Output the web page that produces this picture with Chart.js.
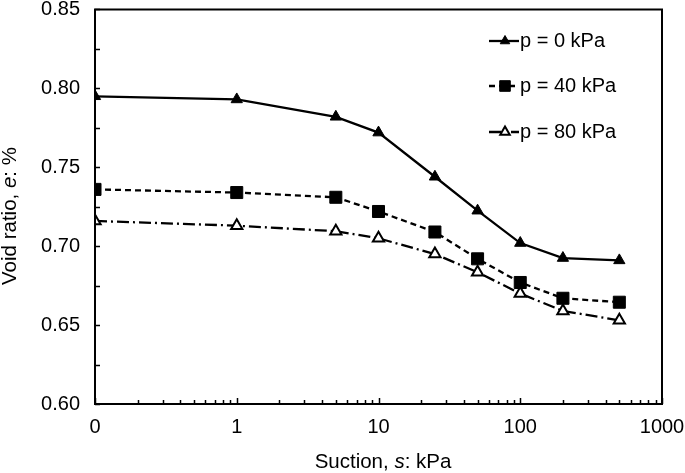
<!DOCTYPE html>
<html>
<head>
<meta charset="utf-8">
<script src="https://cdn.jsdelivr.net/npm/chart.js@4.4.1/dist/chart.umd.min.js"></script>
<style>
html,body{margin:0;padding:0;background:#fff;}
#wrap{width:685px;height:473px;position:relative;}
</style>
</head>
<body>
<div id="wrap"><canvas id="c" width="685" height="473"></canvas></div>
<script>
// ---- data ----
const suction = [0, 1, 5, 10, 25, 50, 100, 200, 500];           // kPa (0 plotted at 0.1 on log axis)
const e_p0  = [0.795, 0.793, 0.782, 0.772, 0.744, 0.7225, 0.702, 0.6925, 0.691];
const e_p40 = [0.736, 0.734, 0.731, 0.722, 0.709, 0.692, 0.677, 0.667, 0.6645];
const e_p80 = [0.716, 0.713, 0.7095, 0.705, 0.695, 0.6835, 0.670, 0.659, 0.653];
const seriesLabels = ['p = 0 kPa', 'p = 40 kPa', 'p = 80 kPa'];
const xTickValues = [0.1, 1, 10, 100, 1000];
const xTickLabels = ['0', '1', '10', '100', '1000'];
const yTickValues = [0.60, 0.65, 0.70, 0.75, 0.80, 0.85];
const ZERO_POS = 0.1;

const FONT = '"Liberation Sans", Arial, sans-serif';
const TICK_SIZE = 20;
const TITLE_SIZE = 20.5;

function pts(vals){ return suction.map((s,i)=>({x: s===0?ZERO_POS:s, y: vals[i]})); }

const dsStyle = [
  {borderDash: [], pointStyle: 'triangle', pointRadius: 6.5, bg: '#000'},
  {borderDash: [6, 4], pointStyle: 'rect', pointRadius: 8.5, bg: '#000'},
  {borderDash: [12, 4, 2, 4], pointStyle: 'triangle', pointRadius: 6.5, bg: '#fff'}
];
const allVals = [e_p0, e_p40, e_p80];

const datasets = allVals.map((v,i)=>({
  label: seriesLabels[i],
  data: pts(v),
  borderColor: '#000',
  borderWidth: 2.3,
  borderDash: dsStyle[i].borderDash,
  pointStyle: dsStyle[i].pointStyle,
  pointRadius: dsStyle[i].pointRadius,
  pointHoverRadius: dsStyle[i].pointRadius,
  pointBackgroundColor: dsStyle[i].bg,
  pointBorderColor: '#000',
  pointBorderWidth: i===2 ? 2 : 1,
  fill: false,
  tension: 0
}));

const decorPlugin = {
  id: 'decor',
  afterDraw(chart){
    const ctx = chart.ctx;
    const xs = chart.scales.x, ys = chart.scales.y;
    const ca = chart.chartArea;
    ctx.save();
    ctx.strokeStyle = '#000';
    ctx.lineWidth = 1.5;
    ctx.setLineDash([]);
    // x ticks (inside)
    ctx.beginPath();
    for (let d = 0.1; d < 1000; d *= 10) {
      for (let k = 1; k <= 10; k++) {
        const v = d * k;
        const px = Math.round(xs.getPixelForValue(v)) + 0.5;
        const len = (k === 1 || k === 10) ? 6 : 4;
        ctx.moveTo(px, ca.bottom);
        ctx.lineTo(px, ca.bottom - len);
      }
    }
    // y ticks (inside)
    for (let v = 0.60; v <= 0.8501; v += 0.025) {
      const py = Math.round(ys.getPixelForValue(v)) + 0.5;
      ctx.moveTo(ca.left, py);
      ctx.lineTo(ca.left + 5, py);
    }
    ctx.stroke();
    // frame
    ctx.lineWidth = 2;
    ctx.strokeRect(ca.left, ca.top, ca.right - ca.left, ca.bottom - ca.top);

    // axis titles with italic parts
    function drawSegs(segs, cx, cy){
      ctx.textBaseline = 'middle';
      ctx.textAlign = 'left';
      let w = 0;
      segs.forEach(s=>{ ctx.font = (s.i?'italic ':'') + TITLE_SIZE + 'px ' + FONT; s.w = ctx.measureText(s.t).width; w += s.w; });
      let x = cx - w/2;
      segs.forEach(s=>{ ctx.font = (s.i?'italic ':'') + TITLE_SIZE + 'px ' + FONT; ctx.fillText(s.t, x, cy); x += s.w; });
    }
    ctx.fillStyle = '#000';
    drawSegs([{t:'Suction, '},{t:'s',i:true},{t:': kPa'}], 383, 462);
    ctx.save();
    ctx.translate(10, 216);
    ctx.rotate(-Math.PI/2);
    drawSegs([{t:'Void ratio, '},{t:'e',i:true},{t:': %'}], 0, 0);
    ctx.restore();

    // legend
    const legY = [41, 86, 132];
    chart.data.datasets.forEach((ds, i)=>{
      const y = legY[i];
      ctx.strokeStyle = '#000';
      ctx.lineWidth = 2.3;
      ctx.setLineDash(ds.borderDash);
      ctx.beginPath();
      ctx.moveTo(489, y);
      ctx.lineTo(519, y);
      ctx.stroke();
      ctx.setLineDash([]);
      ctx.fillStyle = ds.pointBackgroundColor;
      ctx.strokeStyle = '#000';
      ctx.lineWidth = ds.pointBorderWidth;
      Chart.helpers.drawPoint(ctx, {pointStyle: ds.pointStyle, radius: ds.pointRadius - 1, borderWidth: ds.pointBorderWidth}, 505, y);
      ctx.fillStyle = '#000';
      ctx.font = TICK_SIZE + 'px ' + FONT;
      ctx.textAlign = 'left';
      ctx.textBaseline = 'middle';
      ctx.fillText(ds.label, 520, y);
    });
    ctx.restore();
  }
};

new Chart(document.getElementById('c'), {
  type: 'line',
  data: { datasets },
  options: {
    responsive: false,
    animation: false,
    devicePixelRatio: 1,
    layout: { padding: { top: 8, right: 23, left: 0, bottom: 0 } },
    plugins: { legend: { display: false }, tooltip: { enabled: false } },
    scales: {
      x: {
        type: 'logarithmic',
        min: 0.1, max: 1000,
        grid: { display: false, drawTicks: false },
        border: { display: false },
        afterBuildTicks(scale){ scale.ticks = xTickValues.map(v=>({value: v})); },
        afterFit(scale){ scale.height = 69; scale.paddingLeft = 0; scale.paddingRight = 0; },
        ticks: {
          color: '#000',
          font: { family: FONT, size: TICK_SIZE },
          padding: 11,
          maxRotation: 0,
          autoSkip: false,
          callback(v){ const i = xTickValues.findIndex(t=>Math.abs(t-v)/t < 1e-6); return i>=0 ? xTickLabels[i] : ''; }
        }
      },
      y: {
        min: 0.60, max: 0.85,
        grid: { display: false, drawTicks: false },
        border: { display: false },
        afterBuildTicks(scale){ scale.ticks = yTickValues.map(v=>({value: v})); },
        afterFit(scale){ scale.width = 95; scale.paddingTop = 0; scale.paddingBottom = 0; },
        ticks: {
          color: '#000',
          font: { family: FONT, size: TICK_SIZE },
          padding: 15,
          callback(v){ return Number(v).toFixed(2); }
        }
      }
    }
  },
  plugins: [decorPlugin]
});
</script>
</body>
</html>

============

Look at the listing and set down only the lines from its start through the line with "const ZERO_POS = 0.1;", word for word and without pictures.

Output the web page that produces this picture with Chart.js.
<!DOCTYPE html>
<html>
<head>
<meta charset="utf-8">
<script src="https://cdn.jsdelivr.net/npm/chart.js@4.4.1/dist/chart.umd.min.js"></script>
<style>
html,body{margin:0;padding:0;background:#fff;}
#wrap{width:685px;height:473px;position:relative;}
</style>
</head>
<body>
<div id="wrap"><canvas id="c" width="685" height="473"></canvas></div>
<script>
// ---- data ----
const suction = [0, 1, 5, 10, 25, 50, 100, 200, 500];           // kPa (0 plotted at 0.1 on log axis)
const e_p0  = [0.795, 0.793, 0.782, 0.772, 0.744, 0.7225, 0.702, 0.6925, 0.691];
const e_p40 = [0.736, 0.734, 0.731, 0.722, 0.709, 0.692, 0.677, 0.667, 0.6645];
const e_p80 = [0.716, 0.713, 0.7095, 0.705, 0.695, 0.6835, 0.670, 0.659, 0.653];
const seriesLabels = ['p = 0 kPa', 'p = 40 kPa', 'p = 80 kPa'];
const xTickValues = [0.1, 1, 10, 100, 1000];
const xTickLabels = ['0', '1', '10', '100', '1000'];
const yTickValues = [0.60, 0.65, 0.70, 0.75, 0.80, 0.85];
const ZERO_POS = 0.1;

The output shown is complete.